Merhaba değerli Medya Ege okuyucuları!
Bugün benim için özel bir gün. Böylesine özel bir günde sizlerle buluşmak istedim. İçim kıpır kıpır, ruhum sanki kanatlanmış gibi. Sabahın güzelliğini, havanın ferahlığını içimde hissediyorum.
Bugün 6 Mayıs...
Sene 1990. Azerbaycan'ın başkenti Bakü'de bir kız çocuğu doğuyor. Öğretmen bir ailenin ilk evladı olarak açıyor gözlerini bu dünyaya. Adını babası koyuyor. Daha 90'larda bile kız çocuğu pek sevilmez iken özellikle babası tarafından çok seviliyor Aysel. Evet bu kız çocuğunun adı Aysel...
Sevgi dolu ve ilker bir ailede büyüyen Aysel, öğretmen anne babasından aldığı eğitimlerle üniversiteyi kazanarak Edebiyat öğretmeni oluyor. Ailesinden aldığı sevgiyi hep başkaları ile paylaşan bu küçük kız bugün bir yazar olarak hayatının 31. baharına adımlıyor. Bir kız annesi olan yazar Aysel Ateş Abdullazade bugün siz değerli okuyucuları ile küçüklüğüne seyahat etti.
Sevgili okurlar!

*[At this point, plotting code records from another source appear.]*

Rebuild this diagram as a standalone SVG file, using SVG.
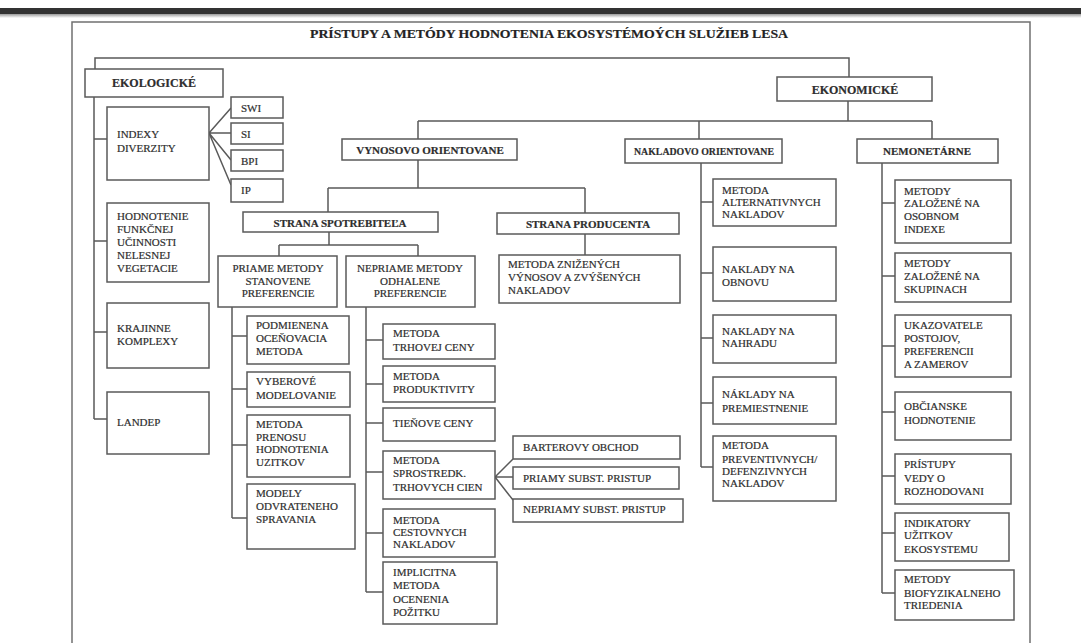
<svg xmlns="http://www.w3.org/2000/svg" width="1081" height="643" viewBox="0 0 1081 643">
<defs>
<linearGradient id="shade" x1="0" y1="0" x2="0" y2="1">
<stop offset="0" stop-color="#9a9a9a"/>
<stop offset="1" stop-color="#ffffff"/>
</linearGradient>
</defs>
<style>
.box{fill:#fff;stroke:#5a5a5a;stroke-width:1.5}
.ln{fill:none;stroke:#5a5a5a;stroke-width:1.5}
.frame{fill:none;stroke:#707070;stroke-width:1.5}
text{font-family:"Liberation Serif","Times New Roman",serif;font-size:11px;fill:#2e2e2e;stroke:#2e2e2e;stroke-width:0.2}
.b{font-weight:bold}
.m{text-anchor:middle}
.h{font-size:12px}
.title{font-size:13px;font-weight:bold;fill:#222}
</style>
<rect x="0" y="0" width="1081" height="643" fill="#fff"/>
<rect x="0" y="8" width="1081" height="6" fill="#333"/>
<rect x="0" y="14" width="1081" height="4" fill="url(#shade)"/>
<path class="frame" d="M72,660 V22 H1030 V660"/>
<text class="title m" x="549" y="38" textLength="478" lengthAdjust="spacingAndGlyphs">PRÍSTUPY A METÓDY HODNOTENIA EKOSYSTÉMOÝCH SLUŽIEB LESA</text>

<g id="connectors">
<path class="ln" d="M95,69 V58 H849 V77"/>
<path class="ln" d="M94,97 V419 M94,139 H107 M94,241 H107 M94,332 H107 M94,419 H107"/>
<path class="ln" d="M209,133 L231,108 M209,133 L231,133 M209,133 L231,160 M209,133 L231,185"/>
<path class="ln" d="M848,101 V121 M418,121 H932 M418,121 V139 M699,121 V139 M932,121 V139"/>
<path class="ln" d="M418,160 V188 M328,188 H585 M328,188 V212 M585,188 V213"/>
<path class="ln" d="M329,232 V245 M279,245 H418 M279,245 V256 M418,245 V256"/>
<path class="ln" d="M585,234 V255"/>
<path class="ln" d="M232,307 V518 M232,336 H247 M232,389 H247 M232,445 H247 M232,518 H247"/>
<path class="ln" d="M366,307 V592 M366,340 H383 M366,384 H383 M366,423 H383 M366,472 H383 M366,533 H383 M366,592 H383"/>
<path class="ln" d="M495,477 L513,459 M495,477 L513,477 M495,477 L513,500"/>
<path class="ln" d="M701,163 V467 M701,202 H713 M701,273 H713 M701,338 H713 M701,403 H713 M701,467 H713"/>
<path class="ln" d="M882,163 V593 M882,203 H895 M882,276 H895 M882,346 H895 M882,412 H895 M882,476 H895 M882,533 H895 M882,593 H895"/>
</g>

<g id="ekologicke"><rect class="box" x="85" y="69" width="138" height="28"/><text class="b m h" x="154" y="87">EKOLOGICKÉ</text></g>
<g id="ekonomicke"><rect class="box" x="777" y="77" width="155" height="24"/><text class="b m h" x="855" y="94">EKONOMICKÉ</text></g>

<g id="indexy"><rect class="box" x="107" y="107" width="102" height="73"/><text x="117" y="138">INDEXY<tspan x="117" y="152">DIVERZITY</tspan></text></g>
<g id="swi"><rect class="box" x="231" y="97" width="52" height="21"/><text x="241" y="112">SWI</text></g>
<g id="si"><rect class="box" x="231" y="123" width="52" height="21"/><text x="241" y="138">SI</text></g>
<g id="bpi"><rect class="box" x="231" y="150" width="52" height="21"/><text x="241" y="165">BPI</text></g>
<g id="ip"><rect class="box" x="231" y="179" width="52" height="23"/><text x="241" y="194">IP</text></g>
<g id="hodnotenie"><rect class="box" x="107" y="203" width="102" height="79"/><text x="117" y="220">HODNOTENIE<tspan x="117" y="233">FUNKČNEJ</tspan><tspan x="117" y="246">UČINNOSTI</tspan><tspan x="117" y="259">NELESNEJ</tspan><tspan x="117" y="272">VEGETACIE</tspan></text></g>
<g id="krajinne"><rect class="box" x="107" y="303" width="102" height="65"/><text x="117" y="332">KRAJINNE<tspan x="117" y="345">KOMPLEXY</tspan></text></g>
<g id="landep"><rect class="box" x="107" y="392" width="102" height="62"/><text x="117" y="426">LANDEP</text></g>

<g id="vynosovo"><rect class="box" x="342" y="139" width="175" height="21"/><text class="b m" x="430" y="154">VYNOSOVO ORIENTOVANE</text></g>
<g id="nakladovo"><rect class="box" x="625" y="139" width="157" height="24"/><text class="b m" x="704" y="155" textLength="140" lengthAdjust="spacingAndGlyphs">NAKLADOVO ORIENTOVANE</text></g>
<g id="nemonetarne"><rect class="box" x="857" y="139" width="141" height="24"/><text class="b m" x="927" y="155">NEMONETÁRNE</text></g>

<g id="spotrebitela"><rect class="box" x="243" y="212" width="195" height="20"/><text class="b m" x="340" y="227">STRANA SPOTREBITEĽA</text></g>
<g id="producenta"><rect class="box" x="497" y="213" width="182" height="21"/><text class="b m" x="588" y="228">STRANA PRODUCENTA</text></g>

<g id="priame"><rect class="box" x="218" y="256" width="119" height="51"/><text class="m" x="278" y="272">PRIAME METODY<tspan x="278" y="285">STANOVENE</tspan><tspan x="278" y="297">PREFERENCIE</tspan></text></g>
<g id="nepriame"><rect class="box" x="346" y="256" width="129" height="51"/><text class="m" x="410" y="272">NEPRIAME METODY<tspan x="410" y="285">ODHALENE</tspan><tspan x="410" y="297">PREFERENCIE</tspan></text></g>
<g id="znizenych"><rect class="box" x="499" y="255" width="181" height="48"/><text x="508" y="268">METODA ZNIŽENÝCH<tspan x="508" y="281">VÝNOSOV A ZVÝŠENÝCH</tspan><tspan x="508" y="294">NAKLADOV</tspan></text></g>

<g id="podmienena"><rect class="box" x="247" y="316" width="102" height="48"/><text x="256" y="329">PODMIENENA<tspan x="256" y="342">OCEŇOVACIA</tspan><tspan x="256" y="355">METODA</tspan></text></g>
<g id="vyberove"><rect class="box" x="247" y="372" width="103" height="35"/><text x="256" y="385">VYBEROVÉ<tspan x="256" y="399">MODELOVANIE</tspan></text></g>
<g id="prenosu"><rect class="box" x="247" y="415" width="103" height="62"/><text x="256" y="428">METODA<tspan x="256" y="441">PRENOSU</tspan><tspan x="256" y="453">HODNOTENIA</tspan><tspan x="256" y="466">UZITKOV</tspan></text></g>
<g id="modely"><rect class="box" x="247" y="484" width="108" height="65"/><text x="256" y="497">MODELY<tspan x="256" y="510">ODVRATENEHO</tspan><tspan x="256" y="523">SPRAVANIA</tspan></text></g>

<g id="trhovej"><rect class="box" x="383" y="324" width="112" height="35"/><text x="393" y="337">METODA<tspan x="393" y="351">TRHOVEJ CENY</tspan></text></g>
<g id="produktivity"><rect class="box" x="383" y="366" width="112" height="36"/><text x="393" y="380">METODA<tspan x="393" y="393">PRODUKTIVITY</tspan></text></g>
<g id="tienove"><rect class="box" x="383" y="408" width="112" height="33"/><text x="393" y="427">TIEŇOVE CENY</text></g>
<g id="sprostredk"><rect class="box" x="383" y="451" width="112" height="48"/><text x="393" y="464">METODA<tspan x="393" y="477">SPROSTREDK.</tspan><tspan x="393" y="491">TRHOVYCH CIEN</tspan></text></g>
<g id="cestovnych"><rect class="box" x="383" y="509" width="112" height="48"/><text x="393" y="524">METODA<tspan x="393" y="536">CESTOVNYCH</tspan><tspan x="393" y="548">NAKLADOV</tspan></text></g>
<g id="implicitna"><rect class="box" x="383" y="562" width="114" height="62"/><text x="393" y="576">IMPLICITNA<tspan x="393" y="589">METODA</tspan><tspan x="393" y="603">OCENENIA</tspan><tspan x="393" y="616">POŽITKU</tspan></text></g>

<g id="barterovy"><rect class="box" x="513" y="436" width="167" height="23"/><text x="523" y="451">BARTEROVY OBCHOD</text></g>
<g id="priamy"><rect class="box" x="513" y="467" width="166" height="22"/><text x="523" y="482">PRIAMY SUBST. PRISTUP</text></g>
<g id="nepriamy"><rect class="box" x="513" y="499" width="170" height="23"/><text x="523" y="513">NEPRIAMY SUBST. PRISTUP</text></g>

<g id="alternativnych"><rect class="box" x="713" y="179" width="123" height="47"/><text x="722" y="194">METODA<tspan x="722" y="206">ALTERNATIVNYCH</tspan><tspan x="722" y="218">NAKLADOV</tspan></text></g>
<g id="obnovu"><rect class="box" x="713" y="247" width="123" height="54"/><text x="722" y="273">NAKLADY NA<tspan x="722" y="286">OBNOVU</tspan></text></g>
<g id="nahradu"><rect class="box" x="713" y="315" width="123" height="48"/><text x="722" y="335">NAKLADY NA<tspan x="722" y="347">NAHRADU</tspan></text></g>
<g id="premiestnenie"><rect class="box" x="713" y="377" width="123" height="47"/><text x="722" y="398">NÁKLADY NA<tspan x="722" y="412">PREMIESTNENIE</tspan></text></g>
<g id="preventivnych"><rect class="box" x="713" y="436" width="123" height="65"/><text x="722" y="449">METODA<tspan x="722" y="463">PREVENTIVNYCH/</tspan><tspan x="722" y="475">DEFENZIVNYCH</tspan><tspan x="722" y="487">NAKLADOV</tspan></text></g>

<g id="osobnom"><rect class="box" x="895" y="180" width="116" height="63"/><text x="904" y="195">METODY<tspan x="904" y="207">ZALOŽENÉ NA</tspan><tspan x="904" y="220">OSOBNOM</tspan><tspan x="904" y="233">INDEXE</tspan></text></g>
<g id="skupinach"><rect class="box" x="895" y="253" width="116" height="49"/><text x="904" y="267">METODY<tspan x="904" y="280">ZALOŽENÉ NA</tspan><tspan x="904" y="293">SKUPINACH</tspan></text></g>
<g id="ukazovatele"><rect class="box" x="895" y="315" width="116" height="62"/><text x="904" y="329">UKAZOVATELE<tspan x="904" y="342">POSTOJOV,</tspan><tspan x="904" y="355">PREFERENCII</tspan><tspan x="904" y="368">A ZAMEROV</tspan></text></g>
<g id="obcianske"><rect class="box" x="895" y="392" width="116" height="48"/><text x="904" y="410">OBČIANSKE<tspan x="904" y="424">HODNOTENIE</tspan></text></g>
<g id="pristupy"><rect class="box" x="895" y="454" width="116" height="50"/><text x="904" y="468">PRÍSTUPY<tspan x="904" y="482">VEDY O</tspan><tspan x="904" y="495">ROZHODOVANI</tspan></text></g>
<g id="indikatory"><rect class="box" x="895" y="513" width="114" height="48"/><text x="904" y="527">INDIKATORY<tspan x="904" y="539">UŽITKOV</tspan><tspan x="904" y="553">EKOSYSTEMU</tspan></text></g>
<g id="biofyzikalneho"><rect class="box" x="895" y="570" width="119" height="50"/><text x="904" y="583">METODY<tspan x="904" y="597">BIOFYZIKALNEHO</tspan><tspan x="904" y="609">TRIEDENIA</tspan></text></g>
</svg>
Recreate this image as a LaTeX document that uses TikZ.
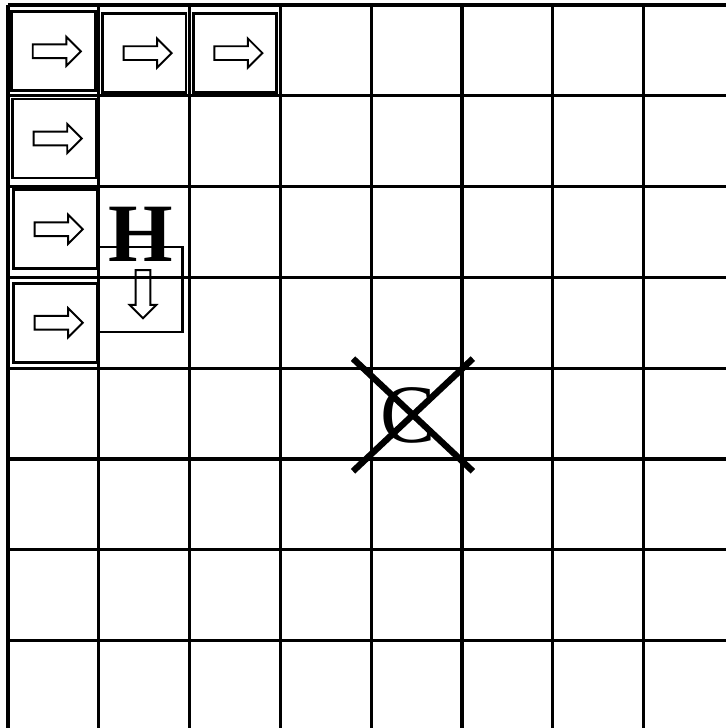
\documentclass[tikz,border=0pt]{standalone}
\usepackage{fontspec}
\setmainfont{Liberation Serif}
\usetikzlibrary{shapes.arrows,shapes.misc}

\begin{document}
\begin{tikzpicture}[
    gridline/.style={line width=1pt},
    cellbox/.style={draw, line width=0.9pt, minimum width=0.92cm, minimum height=0.87cm, inner sep=0pt},
    blockarrow/.style={draw, single arrow, line width=0.6pt, minimum height=0.53cm, inner xsep=0pt, inner ysep=0.065cm, single arrow head extend=0.085cm},
    bigletter/.style={inner sep=0pt, font=\fontsize{26}{26}\selectfont}]
    \clip (-0.088,0.055) rectangle (7.907,-7.963);
    \draw[gridline] (0,0) grid (8,-8);

    \foreach \name/\x/\y in {boxa/0.50/-0.51, boxb/1.50/-0.53, boxc/2.50/-0.53, boxd/0.51/-1.47, boxe/0.52/-2.47, boxf/0.52/-3.50}
    {
        \node[cellbox] (\name) at (\x,\y) {};
        \node[blockarrow] (\name-arrow) at (\name) {};
    }

    \node[bigletter, font=\fontsize{26}{26}\selectfont\bfseries] (hletter) at (1.465,-2.53) {H};
    \node[draw, line width=0.8pt, minimum width=0.92cm, minimum height=0.935cm, inner sep=0pt] (hbox) at (1.463,-3.133) {};
    \node[blockarrow, rotate=-90, inner ysep=0.07cm, single arrow head extend=0.066cm] (hbox-arrow) at (1.487,-3.144) {};

    \node[bigletter] (cletter) at (4.405,-4.52) {C};
    \node[cross out, draw, line width=2pt, minimum width=1.25cm, minimum height=1.17cm, inner sep=0pt] (cross) at (4.46,-4.515) {};
\end{tikzpicture}
\end{document}
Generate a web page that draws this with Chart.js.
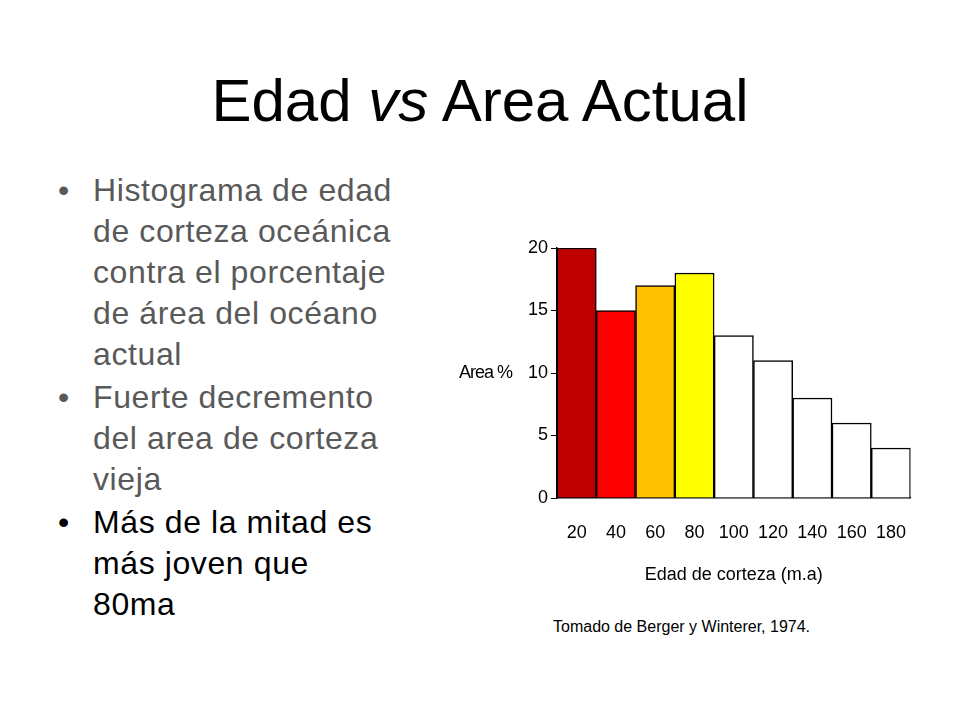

Sevgili insanlar!
Bugün benim doğduğum gün, dünyaya geldiğim o gün.
6 Mayıs...
Hayatımdan hiçbir zaman şikayetçi olmadım. 31yıllık ömrümde iyi ve kötü, zor ve imtihanlı, kahkahalı ve gözyaşı ile geçen çok güzel anılarım, günlerim, saatlerim oldu. İyiye gülüp, kötüye ağladım. Olması gerektiği gibi. Üzüldüm, düştüm, kalktım, çabaladım, yürüdüm, koştum ve bugüne geldim.
Bir kadın olarak doğduğum için çok mutluyum. Kadın olmanın güzelliğini yaşayabildiğim için kendimi şanslı buluyorum.
Ömür yolumda anneliği tattığım için daha çok mutluyum. Kendimden sonra bu dünyaya bir kadın daha yetiştirmek, sunmak bence kadının en ali, en yüce vazifesidir. İyi ki bu vazifeye layık olmuşum.
Kendim olduğum için çok mutluyum. İyi ki Aysel olmuşum, iyi ki Aysel Ateş Abdullazade imzasına sahip olmuşum.
Tüm duygularım, içtenliğim, başarılarım, başarısızlıklarım, benliğim, kimliğim, arzularım, hedeflerim, varlığım için aileme ve sevdiklerime teşekkür ediyorum! İyi ki!